Exactly the lines from the first line of the records to the line holding "fig = go.Figure()" should be duplicated, and nothing more; pictures stay out.

══════════════════════════════

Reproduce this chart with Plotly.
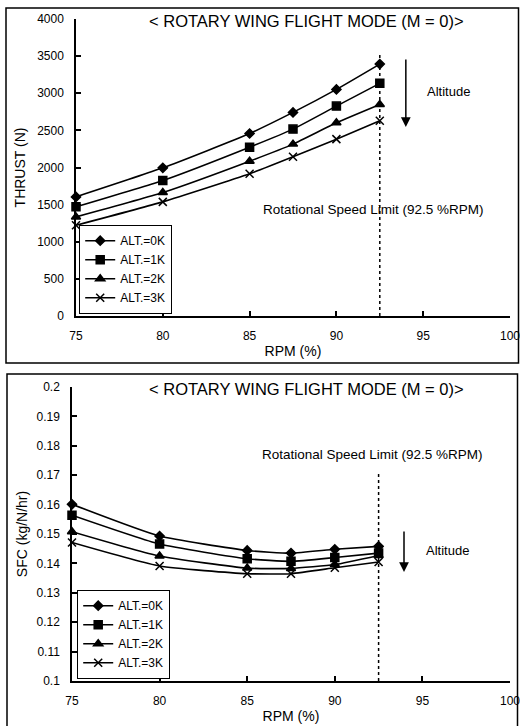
import plotly.graph_objects as go

rpm = [75, 80, 85, 87.5, 90, 92.5]
alt_names = ["ALT.=0K", "ALT.=1K", "ALT.=2K", "ALT.=3K"]
thrust = [
    [1604, 1995, 2458, 2742, 3052, 3393],
    [1470, 1825, 2274, 2517, 2827, 3133],
    [1335, 1663, 2085, 2315, 2602, 2849],
    [1222, 1537, 1915, 2144, 2382, 2629],
]
sfc = [
    [0.1601, 0.1493, 0.1444, 0.1435, 0.1448, 0.1458],
    [0.1564, 0.1466, 0.1416, 0.1407, 0.1420, 0.1435],
    [0.1508, 0.1425, 0.1384, 0.1383, 0.1396, 0.1427],
    [0.1471, 0.1391, 0.1365, 0.1365, 0.1385, 0.1405],
]
x_ticks = [75, 80, 85, 90, 95, 100]
thrust_ticks = [0, 500, 1000, 1500, 2000, 2500, 3000, 3500, 4000]
sfc_ticks = [0.1, 0.11, 0.12, 0.13, 0.14, 0.15, 0.16, 0.17, 0.18, 0.19, 0.2]
rpm_limit = 92.5
title_text = "&lt; ROTARY WING FLIGHT MODE (M = 0)&gt;"

symbols = ["diamond", "square", "triangle-up", "x-thin"]
sizes = [7, 8, 8, 8]

W, H = 520, 726
FONT = "Liberation Sans, Arial, sans-serif"

fig = go.Figure()

for i in range(4):
    fig.add_trace(go.Scatter(
        x=rpm, y=thrust[i], name=alt_names[i], mode="lines+markers", cliponaxis=False,
        line=dict(color="black", width=1.6, shape="spline", smoothing=0.5),
        marker=dict(symbol=symbols[i], size=sizes[i], color="black",
                    line=dict(color="black", width=1.5)),
        xaxis="x", yaxis="y", legend="legend"))
for i in range(4):
    fig.add_trace(go.Scatter(
        x=rpm, y=sfc[i], name=alt_names[i], mode="lines+markers", cliponaxis=False,
        line=dict(color="black", width=1.6, shape="spline", smoothing=0.5),
        marker=dict(symbol=symbols[i], size=sizes[i], color="black",
                    line=dict(color="black", width=1.5)),
        xaxis="x2", yaxis="y2", legend="legend2"))

axis_common = dict(showline=True, linecolor="black", linewidth=1.5,
                   ticks="inside", ticklen=5, tickcolor="black", tickwidth=1.5,
                   showgrid=False, zeroline=False, mirror=False, automargin=False,
                   ticklabeloverflow="allow",
                   tickfont=dict(family=FONT, size=12, color="black"))

def px_x(p):
    return p / W

def px_y(p):
    return (H - p) / H

fig.update_layout(
    width=W, height=H, margin=dict(l=0, r=0, t=0, b=0),
    paper_bgcolor="white", plot_bgcolor="white",
    font=dict(family=FONT, color="black"),
    xaxis=dict(domain=[px_x(76), px_x(510)], range=[75, 100], tickvals=x_ticks,
               anchor="y", title=dict(text="RPM (%)", font=dict(size=14), standoff=4),
               ticklabelstandoff=8, **axis_common),
    yaxis=dict(domain=[px_y(316), px_y(19)], range=[0, 4000], tickvals=thrust_ticks,
               anchor="x", title=dict(text="THRUST (N)", font=dict(size=14), standoff=8),
               ticklabelstandoff=8, **axis_common),
    xaxis2=dict(domain=[px_x(72), px_x(510)], range=[75, 100], tickvals=x_ticks,
                anchor="y2", title=dict(text="RPM (%)", font=dict(size=14), standoff=4),
                ticklabelstandoff=8, **axis_common),
    yaxis2=dict(domain=[px_y(681), px_y(387)], range=[0.1, 0.2], tickvals=sfc_ticks,
                tickformat=".2~f",
                anchor="x2", title=dict(text="SFC (kg/N/hr)", font=dict(size=14), standoff=6),
                ticklabelstandoff=8, **axis_common),
    legend=dict(x=px_x(79), y=px_y(314), xanchor="left", yanchor="bottom",
                bordercolor="black", borderwidth=1.2, bgcolor="white",
                font=dict(family=FONT, size=12, color="black"),
                tracegroupgap=0, itemwidth=30),
    legend2=dict(x=px_x(77), y=px_y(679), xanchor="left", yanchor="bottom",
                 bordercolor="black", borderwidth=1.2, bgcolor="white",
                 font=dict(family=FONT, size=12, color="black"),
                 tracegroupgap=0, itemwidth=30),
    showlegend=True,
)

# rotational speed limit dotted lines
fig.add_shape(type="line", xref="x", yref="y", x0=rpm_limit, x1=rpm_limit, y0=0, y1=3540,
              line=dict(color="black", width=1.5, dash="dot"))
fig.add_shape(type="line", xref="x2", yref="y2", x0=rpm_limit, x1=rpm_limit, y0=0.1, y1=0.1705,
              line=dict(color="black", width=1.5, dash="dot"))

# panel frames
fig.add_shape(type="rect", xref="paper", yref="paper", x0=px_x(6), x1=px_x(518.5),
              y0=px_y(363), y1=px_y(8), line=dict(color="black", width=1.5))
fig.add_shape(type="rect", xref="paper", yref="paper", x0=px_x(7), x1=px_x(517.5),
              y0=px_y(740), y1=px_y(374), line=dict(color="black", width=1.5))

# titles
fig.add_annotation(xref="paper", yref="paper", x=px_x(306), y=px_y(21), text=title_text,
                   showarrow=False, font=dict(size=16.5, family=FONT), xanchor="center", yanchor="middle")
fig.add_annotation(xref="paper", yref="paper", x=px_x(306), y=px_y(389), text=title_text,
                   showarrow=False, font=dict(size=16.5, family=FONT), xanchor="center", yanchor="middle")

# speed limit labels
fig.add_annotation(xref="x", yref="y", x=92.15, y=1430, text="Rotational Speed Limit (92.5 %RPM)",
                   showarrow=False, font=dict(size=13.5, family=FONT), xanchor="center")
fig.add_annotation(xref="x2", yref="y2", x=92.15, y=0.1772, text="Rotational Speed Limit (92.5 %RPM)",
                   showarrow=False, font=dict(size=13.5, family=FONT), xanchor="center")

# altitude arrows
fig.add_annotation(xref="x", yref="y", axref="x", ayref="y", x=94.0, y=2545, ax=94.0, ay=3475,
                   text="", showarrow=True, arrowhead=2, arrowsize=1.3, arrowwidth=1.5, arrowcolor="black")
fig.add_annotation(xref="x", yref="y", x=95.1, y=3030, text="Altitude", showarrow=False,
                   font=dict(size=13, family=FONT), xanchor="left")
fig.add_annotation(xref="x2", yref="y2", axref="x2", ayref="y2", x=93.95, y=0.1371, ax=93.95, ay=0.1514,
                   text="", showarrow=True, arrowhead=2, arrowsize=1.3, arrowwidth=1.5, arrowcolor="black")
fig.add_annotation(xref="x2", yref="y2", x=95.1, y=0.1445, text="Altitude", showarrow=False,
                   font=dict(size=13, family=FONT), xanchor="left")

fig.write_html("out.html", config={"displayModeBar": False},
               post_script="document.body.style.margin='0';document.body.style.padding='0';")
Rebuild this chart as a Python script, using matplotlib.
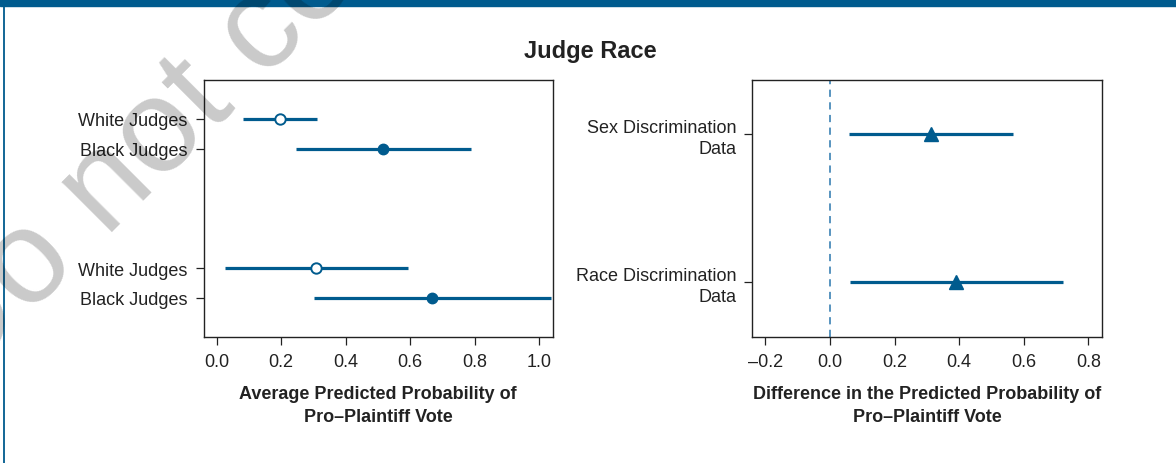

══════════════════════════════

■ RESPONSE ■
Reproduce this chart with Plotly.
import plotly.graph_objects as go

rpm = [75, 80, 85, 87.5, 90, 92.5]
alt_names = ["ALT.=0K", "ALT.=1K", "ALT.=2K", "ALT.=3K"]
thrust = [
    [1604, 1995, 2458, 2742, 3052, 3393],
    [1470, 1825, 2274, 2517, 2827, 3133],
    [1335, 1663, 2085, 2315, 2602, 2849],
    [1222, 1537, 1915, 2144, 2382, 2629],
]
sfc = [
    [0.1601, 0.1493, 0.1444, 0.1435, 0.1448, 0.1458],
    [0.1564, 0.1466, 0.1416, 0.1407, 0.1420, 0.1435],
    [0.1508, 0.1425, 0.1384, 0.1383, 0.1396, 0.1427],
    [0.1471, 0.1391, 0.1365, 0.1365, 0.1385, 0.1405],
]
x_ticks = [75, 80, 85, 90, 95, 100]
thrust_ticks = [0, 500, 1000, 1500, 2000, 2500, 3000, 3500, 4000]
sfc_ticks = [0.1, 0.11, 0.12, 0.13, 0.14, 0.15, 0.16, 0.17, 0.18, 0.19, 0.2]
rpm_limit = 92.5
title_text = "&lt; ROTARY WING FLIGHT MODE (M = 0)&gt;"

symbols = ["diamond", "square", "triangle-up", "x-thin"]
sizes = [7, 8, 8, 8]

W, H = 520, 726
FONT = "Liberation Sans, Arial, sans-serif"

fig = go.Figure()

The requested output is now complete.